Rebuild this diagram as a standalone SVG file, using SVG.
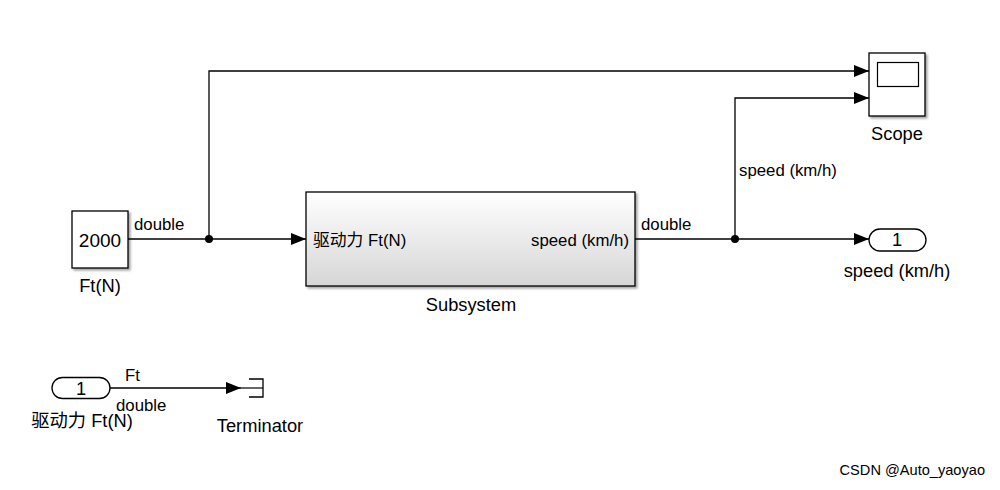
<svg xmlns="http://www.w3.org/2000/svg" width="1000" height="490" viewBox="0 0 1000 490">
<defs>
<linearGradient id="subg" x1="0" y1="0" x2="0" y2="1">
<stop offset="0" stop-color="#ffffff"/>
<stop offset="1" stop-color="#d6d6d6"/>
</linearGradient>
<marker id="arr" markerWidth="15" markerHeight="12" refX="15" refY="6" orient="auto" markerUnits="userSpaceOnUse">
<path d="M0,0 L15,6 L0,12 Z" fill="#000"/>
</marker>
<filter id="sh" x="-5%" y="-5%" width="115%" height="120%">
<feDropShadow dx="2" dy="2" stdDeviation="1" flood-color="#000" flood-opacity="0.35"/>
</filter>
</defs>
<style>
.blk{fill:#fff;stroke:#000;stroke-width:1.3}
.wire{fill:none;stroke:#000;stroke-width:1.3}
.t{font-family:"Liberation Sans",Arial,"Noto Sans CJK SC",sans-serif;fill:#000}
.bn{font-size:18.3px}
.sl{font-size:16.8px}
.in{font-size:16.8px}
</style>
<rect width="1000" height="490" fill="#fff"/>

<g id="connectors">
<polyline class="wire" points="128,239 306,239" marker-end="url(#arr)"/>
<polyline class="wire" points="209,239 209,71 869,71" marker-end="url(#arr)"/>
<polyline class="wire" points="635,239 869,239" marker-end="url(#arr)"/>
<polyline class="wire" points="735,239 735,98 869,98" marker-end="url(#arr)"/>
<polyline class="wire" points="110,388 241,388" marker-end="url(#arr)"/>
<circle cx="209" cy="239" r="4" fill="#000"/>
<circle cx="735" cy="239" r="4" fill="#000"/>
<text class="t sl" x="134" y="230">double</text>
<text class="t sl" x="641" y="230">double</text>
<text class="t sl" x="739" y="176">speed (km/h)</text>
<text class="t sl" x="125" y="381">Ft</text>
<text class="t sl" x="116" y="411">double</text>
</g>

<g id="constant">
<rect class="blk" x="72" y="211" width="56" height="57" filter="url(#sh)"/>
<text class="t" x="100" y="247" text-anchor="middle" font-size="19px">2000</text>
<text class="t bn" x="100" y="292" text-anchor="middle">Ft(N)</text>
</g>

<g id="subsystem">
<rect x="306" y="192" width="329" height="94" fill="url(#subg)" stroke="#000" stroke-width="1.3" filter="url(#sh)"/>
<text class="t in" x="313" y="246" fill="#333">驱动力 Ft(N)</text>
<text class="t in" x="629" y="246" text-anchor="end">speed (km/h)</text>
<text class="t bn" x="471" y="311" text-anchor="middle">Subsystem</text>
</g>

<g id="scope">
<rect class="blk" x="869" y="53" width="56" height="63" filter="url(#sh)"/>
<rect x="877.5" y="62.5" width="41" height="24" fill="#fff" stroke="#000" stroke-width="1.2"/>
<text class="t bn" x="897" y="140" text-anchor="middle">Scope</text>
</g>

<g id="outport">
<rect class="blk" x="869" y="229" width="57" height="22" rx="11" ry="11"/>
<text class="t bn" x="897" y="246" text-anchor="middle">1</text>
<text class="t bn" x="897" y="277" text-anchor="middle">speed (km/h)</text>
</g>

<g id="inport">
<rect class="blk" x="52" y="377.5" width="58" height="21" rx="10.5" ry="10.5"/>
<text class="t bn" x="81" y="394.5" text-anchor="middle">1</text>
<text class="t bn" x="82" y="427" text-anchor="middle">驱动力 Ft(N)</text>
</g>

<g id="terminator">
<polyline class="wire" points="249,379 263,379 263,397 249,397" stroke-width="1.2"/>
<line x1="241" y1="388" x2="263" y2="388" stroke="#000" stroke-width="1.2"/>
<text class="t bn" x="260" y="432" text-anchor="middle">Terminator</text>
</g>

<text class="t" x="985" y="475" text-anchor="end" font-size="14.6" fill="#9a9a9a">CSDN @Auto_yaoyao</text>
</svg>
_ _ _ _ _ _ _
__Requirements__: Omit every picture while copying the listing above exactly.

__Answer__:
Rebuild this diagram as a standalone SVG file, using SVG.
<svg xmlns="http://www.w3.org/2000/svg" width="1000" height="490" viewBox="0 0 1000 490">
<defs>
<linearGradient id="subg" x1="0" y1="0" x2="0" y2="1">
<stop offset="0" stop-color="#ffffff"/>
<stop offset="1" stop-color="#d6d6d6"/>
</linearGradient>
<marker id="arr" markerWidth="15" markerHeight="12" refX="15" refY="6" orient="auto" markerUnits="userSpaceOnUse">
<path d="M0,0 L15,6 L0,12 Z" fill="#000"/>
</marker>
<filter id="sh" x="-5%" y="-5%" width="115%" height="120%">
<feDropShadow dx="2" dy="2" stdDeviation="1" flood-color="#000" flood-opacity="0.35"/>
</filter>
</defs>
<style>
.blk{fill:#fff;stroke:#000;stroke-width:1.3}
.wire{fill:none;stroke:#000;stroke-width:1.3}
.t{font-family:"Liberation Sans",Arial,"Noto Sans CJK SC",sans-serif;fill:#000}
.bn{font-size:18.3px}
.sl{font-size:16.8px}
.in{font-size:16.8px}
</style>
<rect width="1000" height="490" fill="#fff"/>

<g id="connectors">
<polyline class="wire" points="128,239 306,239" marker-end="url(#arr)"/>
<polyline class="wire" points="209,239 209,71 869,71" marker-end="url(#arr)"/>
<polyline class="wire" points="635,239 869,239" marker-end="url(#arr)"/>
<polyline class="wire" points="735,239 735,98 869,98" marker-end="url(#arr)"/>
<polyline class="wire" points="110,388 241,388" marker-end="url(#arr)"/>
<circle cx="209" cy="239" r="4" fill="#000"/>
<circle cx="735" cy="239" r="4" fill="#000"/>
<text class="t sl" x="134" y="230">double</text>
<text class="t sl" x="641" y="230">double</text>
<text class="t sl" x="739" y="176">speed (km/h)</text>
<text class="t sl" x="125" y="381">Ft</text>
<text class="t sl" x="116" y="411">double</text>
</g>

<g id="constant">
<rect class="blk" x="72" y="211" width="56" height="57" filter="url(#sh)"/>
<text class="t" x="100" y="247" text-anchor="middle" font-size="19px">2000</text>
<text class="t bn" x="100" y="292" text-anchor="middle">Ft(N)</text>
</g>

<g id="subsystem">
<rect x="306" y="192" width="329" height="94" fill="url(#subg)" stroke="#000" stroke-width="1.3" filter="url(#sh)"/>
<text class="t in" x="313" y="246" fill="#333">驱动力 Ft(N)</text>
<text class="t in" x="629" y="246" text-anchor="end">speed (km/h)</text>
<text class="t bn" x="471" y="311" text-anchor="middle">Subsystem</text>
</g>

<g id="scope">
<rect class="blk" x="869" y="53" width="56" height="63" filter="url(#sh)"/>
<rect x="877.5" y="62.5" width="41" height="24" fill="#fff" stroke="#000" stroke-width="1.2"/>
<text class="t bn" x="897" y="140" text-anchor="middle">Scope</text>
</g>

<g id="outport">
<rect class="blk" x="869" y="229" width="57" height="22" rx="11" ry="11"/>
<text class="t bn" x="897" y="246" text-anchor="middle">1</text>
<text class="t bn" x="897" y="277" text-anchor="middle">speed (km/h)</text>
</g>

<g id="inport">
<rect class="blk" x="52" y="377.5" width="58" height="21" rx="10.5" ry="10.5"/>
<text class="t bn" x="81" y="394.5" text-anchor="middle">1</text>
<text class="t bn" x="82" y="427" text-anchor="middle">驱动力 Ft(N)</text>
</g>

<g id="terminator">
<polyline class="wire" points="249,379 263,379 263,397 249,397" stroke-width="1.2"/>
<line x1="241" y1="388" x2="263" y2="388" stroke="#000" stroke-width="1.2"/>
<text class="t bn" x="260" y="432" text-anchor="middle">Terminator</text>
</g>

<text class="t" x="985" y="475" text-anchor="end" font-size="14.6" fill="#9a9a9a">CSDN @Auto_yaoyao</text>
</svg>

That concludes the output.